Jennifer Rubin of the Washington Post thinks the Romney-Ryan campaign has been exquisitely detailed in their explanations of their economic policies. And this puts her in rare company, since even the Romney-Ryan campaign says they're purposefully avoiding detailed discussions of the ideas they have in store for the country.
Writing on her Post blog this morning, Rubin gave the Republican ticket a high-five for their ability to "explain their plans" for Medicare and the economy:
Romney has his whiteboard to explain Medicare. Ryan has his charts and PowerPoint slides. They really can explain their plans and do the math. In this reality-based company, the president (who thinks ATMs cause unemployment) is out of his element. Hence, the resort to increasingly nasty language. If he had good answers for these questions, he might not be descending into the political sewer. Unfortunately for him, there isn't a chart that can explain how higher taxes are going to make our economic outlook rosier. The math just doesn't work.
"Do the math." Interesting choice of words, given that earlier this week, Paul Ryan told Brit Hume point-blank that they haven't been doing any math:
HUME: But what about [budget] balance?
RYAN: Well I don't know exactly when it balances because -- I don't want to get wonky on you but we haven't run the numbers on that specific plan yet.
And then there's this gobsmacking sentence from a Politico article this morning which relates the campaign's purposeful evasion of detail on Medicare, owing to what they see as the "suicidal" nature of an in-depth policy discussion:
To be sure, the debate is likely to be more sniping than substance -- more attacks on Obama than parsing of the options for entitlement reform. Advisers say the campaign has no plans to pivot from its previous view that diving into details during a general-election race would be suicidal.
This all plays into what Rubin's colleague Greg Sargent calls the [extra space]"just trust me" campaign, in which Romney and his surrogates talk proudly and openly about withholding details of the candidate's plans until after the election:
In one sense, Romney is throwing down the gauntlet before the news media.
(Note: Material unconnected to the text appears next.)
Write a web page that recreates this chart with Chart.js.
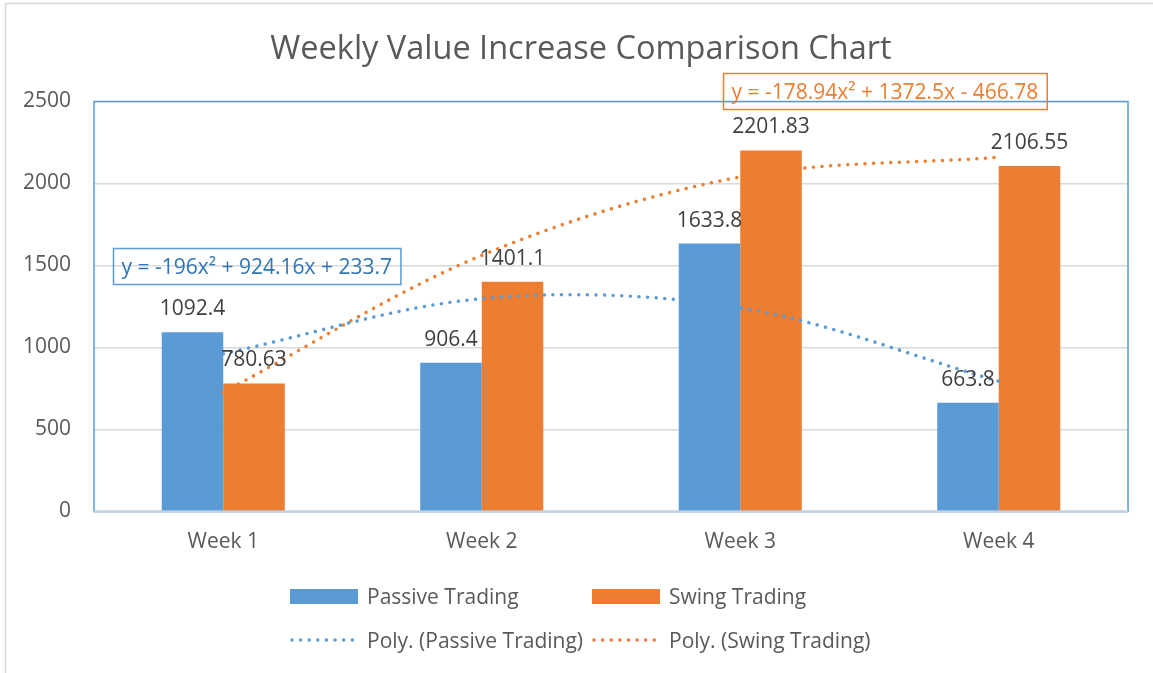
<!DOCTYPE html>
<html>
<head>
<meta charset="utf-8">
<script src="https://cdn.jsdelivr.net/npm/chart.js@4.4.1/dist/chart.umd.min.js"></script>
<style>
  body { margin: 0; background: #fff; }
</style>
</head>
<body>
<canvas id="weeklyChart" width="1153" height="673"></canvas>
<script>
// values
const weeks = ['Week 1', 'Week 2', 'Week 3', 'Week 4'];
const passiveValues = [1092.4, 906.4, 1633.8, 663.8];
const swingValues = [780.63, 1401.1, 2201.83, 2106.55];
// polynomial trendline heights at each week
const passiveTrend = [962, 1298, 1242, 794];
const swingTrend = [727, 1562, 2040, 2160];
const passiveEquation = 'y = -196x² + 924.16x + 233.7';
const swingEquation = 'y = -178.94x² + 1372.5x - 466.78';
const yTicks = [0, 500, 1000, 1500, 2000, 2500];

const blue = '#5b9bd5';
const orange = '#ed7d31';
const textGray = '#595959';
const fontFamily = '"Open Sans", sans-serif';

function drawDots(ctx, x1, x2, y, color) {
    ctx.save();
    ctx.strokeStyle = color;
    ctx.lineWidth = 3.5;
    ctx.lineCap = 'round';
    ctx.setLineDash([0.01, 8.6]);
    ctx.beginPath();
    ctx.moveTo(x1, y);
    ctx.lineTo(x2, y);
    ctx.stroke();
    ctx.restore();
}

function drawEquation(ctx, text, x, y, textColor, boxColor) {
    ctx.save();
    ctx.font = '21px ' + fontFamily;
    const w = ctx.measureText(text).width;
    ctx.strokeStyle = boxColor;
    ctx.lineWidth = 1.5;
    ctx.strokeRect(x + 0.5, y + 0.5, w + 17, 36);
    ctx.fillStyle = textColor;
    ctx.textBaseline = 'alphabetic';
    ctx.textAlign = 'left';
    ctx.fillText(text, x + 8.5, y + 26);
    ctx.restore();
}

const excelLook = {
    id: 'excelLook',
    afterLayout(chart) {
        // Excel centres the title over the whole chart frame, a bit right of ours
        if (chart.titleBlock) {
            chart.titleBlock.left += 17;
            chart.titleBlock.right += 17;
        }
    },
    afterDatasetsDraw(chart) {
        const { ctx, chartArea } = chart;
        const { left, right, top, bottom } = chartArea;

        // value labels above the bars
        ctx.save();
        ctx.font = '21px ' + fontFamily;
        ctx.fillStyle = '#404040';
        ctx.textAlign = 'center';
        ctx.textBaseline = 'alphabetic';
        chart.data.datasets.forEach((ds, i) => {
            if (ds.type !== 'bar') return;
            chart.getDatasetMeta(i).data.forEach((bar, j) => {
                ctx.fillText(String(ds.data[j]), bar.x, bar.y - 17);
            });
        });
        ctx.restore();

        // plot area frame
        ctx.save();
        ctx.strokeStyle = blue;
        ctx.lineWidth = 1.5;
        ctx.strokeRect(left, top, right - left, bottom - top);
        ctx.strokeStyle = '#c3d1e1';
        ctx.lineWidth = 2;
        ctx.beginPath();
        ctx.moveTo(left, bottom);
        ctx.lineTo(right, bottom);
        ctx.stroke();
        ctx.restore();

        drawEquation(ctx, passiveEquation, 113, 248, '#2f75b5', blue);
        drawEquation(ctx, swingEquation, 723, 73, orange, orange);
    },
    afterDraw(chart) {
        const { ctx } = chart;
        // legend in two aligned rows
        const cols = [290, 592];
        const rows = [596, 640];
        ctx.save();
        ctx.font = '21px ' + fontFamily;
        ctx.textAlign = 'left';
        ctx.textBaseline = 'alphabetic';
        chart.data.datasets.forEach((ds, i) => {
            const x = cols[i % 2];
            const y = rows[Math.floor(i / 2)];
            if (ds.type === 'bar') {
                ctx.fillStyle = ds.backgroundColor;
                ctx.fillRect(x, y - 7, 68, 15);
            } else {
                drawDots(ctx, x + 2, x + 68, y, ds.borderColor);
            }
            ctx.fillStyle = textGray;
            ctx.fillText(ds.label, x + 77, y + 7.5);
        });
        ctx.restore();

        // chart area outline
        ctx.save();
        ctx.strokeStyle = '#d9d9d9';
        ctx.lineWidth = 1.5;
        ctx.strokeRect(5.5, 3.5, 1200, 700);
        ctx.restore();
    }
};

const weeklyConfig = {
    data: {
        labels: weeks,
        datasets: [{
            type: 'bar',
            label: 'Passive Trading',
            data: passiveValues,
            backgroundColor: blue,
            categoryPercentage: 0.476,
            barPercentage: 1,
            order: 1
        }, {
            type: 'bar',
            label: 'Swing Trading',
            data: swingValues,
            backgroundColor: orange,
            categoryPercentage: 0.476,
            barPercentage: 1,
            order: 1
        }, {
            type: 'line',
            label: 'Poly. (Passive Trading)',
            data: passiveTrend,
            borderColor: blue,
            borderWidth: 3.5,
            borderDash: [0.01, 8.6],
            borderCapStyle: 'round',
            pointRadius: 0,
            tension: 0.333,
            fill: false,
            order: 0
        }, {
            type: 'line',
            label: 'Poly. (Swing Trading)',
            data: swingTrend,
            borderColor: orange,
            borderWidth: 3.5,
            borderDash: [0.01, 8.6],
            borderCapStyle: 'round',
            pointRadius: 0,
            tension: 0.333,
            fill: false,
            order: 0
        }]
    },
    options: {
        responsive: false,
        animation: false,
        layout: {
            padding: { left: 0, right: 25, top: 0, bottom: 101.5 }
        },
        plugins: {
            legend: { display: false },
            tooltip: { enabled: false },
            title: {
                display: true,
                text: 'Weekly Value Increase Comparison Chart',
                color: textGray,
                font: { family: fontFamily, size: 32.5, weight: 'normal', lineHeight: 1.2 },
                padding: { top: 30, bottom: 32.5 }
            }
        },
        scales: {
            x: {
                grid: { display: false, drawTicks: false },
                border: { display: false },
                ticks: {
                    color: textGray,
                    font: { family: fontFamily, size: 21 },
                    padding: 18
                },
                afterFit(scale) { scale.height = 60; }
            },
            y: {
                min: yTicks[0],
                max: yTicks[yTicks.length - 1],
                afterBuildTicks(scale) {
                    scale.ticks = yTicks.map(v => ({ value: v }));
                },
                grid: { color: '#d9d9d9', lineWidth: 1.5, drawTicks: false },
                border: { display: false },
                ticks: {
                    color: textGray,
                    font: { family: fontFamily, size: 21 },
                    padding: 23,
                    callback: (value) => String(value)
                },
                afterFit(scale) { scale.width = 94; }
            }
        }
    },
    plugins: [excelLook]
};

const weeklyChart = new Chart(
    document.getElementById('weeklyChart'),
    weeklyConfig
);
</script>
</body>
</html>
He is betting that the media will either fail to hold him accountable for his refusal to share basic info about his finances and policies with the American people before they choose their president -- or that those efforts won't matter, because the public simply won't be informed enough either way to know the difference or just won't care at all. In other words, Romney is betting on media incompetence -- its inability to inform the public -- or on voter apathy, or on a combination of both, to allow him to skate through.
And, just for good measure, let's travel all the way back in time to August 7, a mere 10 days ago, when Jennifer Rubin defended Romney's tax plan from charges that it would raise taxes on the middle class by arguing that "the plan has insufficient details" to make that assumption:
The study is no more than a model, a model in which the assumptions do not correspond to the Romney plan (because the plan has insufficient details). In fact, the authors never got any specifics from the Romney plan. So, as I reported previously, the authors simply stuck in what they think the Romney people could use (continuing to exclude municipal bond interest and life insurance contracts from income, for example). And wouldn't you know it, the numbers don't "add up"! The assumptions made by the authors may be good tax policy or bad tax policy, but that is not what the authors say they are doing; instead they say they are showing that Romney's plan is "impossible."
So even Jennifer Rubin doesn't think the Romney campaign has been overly detailed. Someone should tell Jennifer Rubin.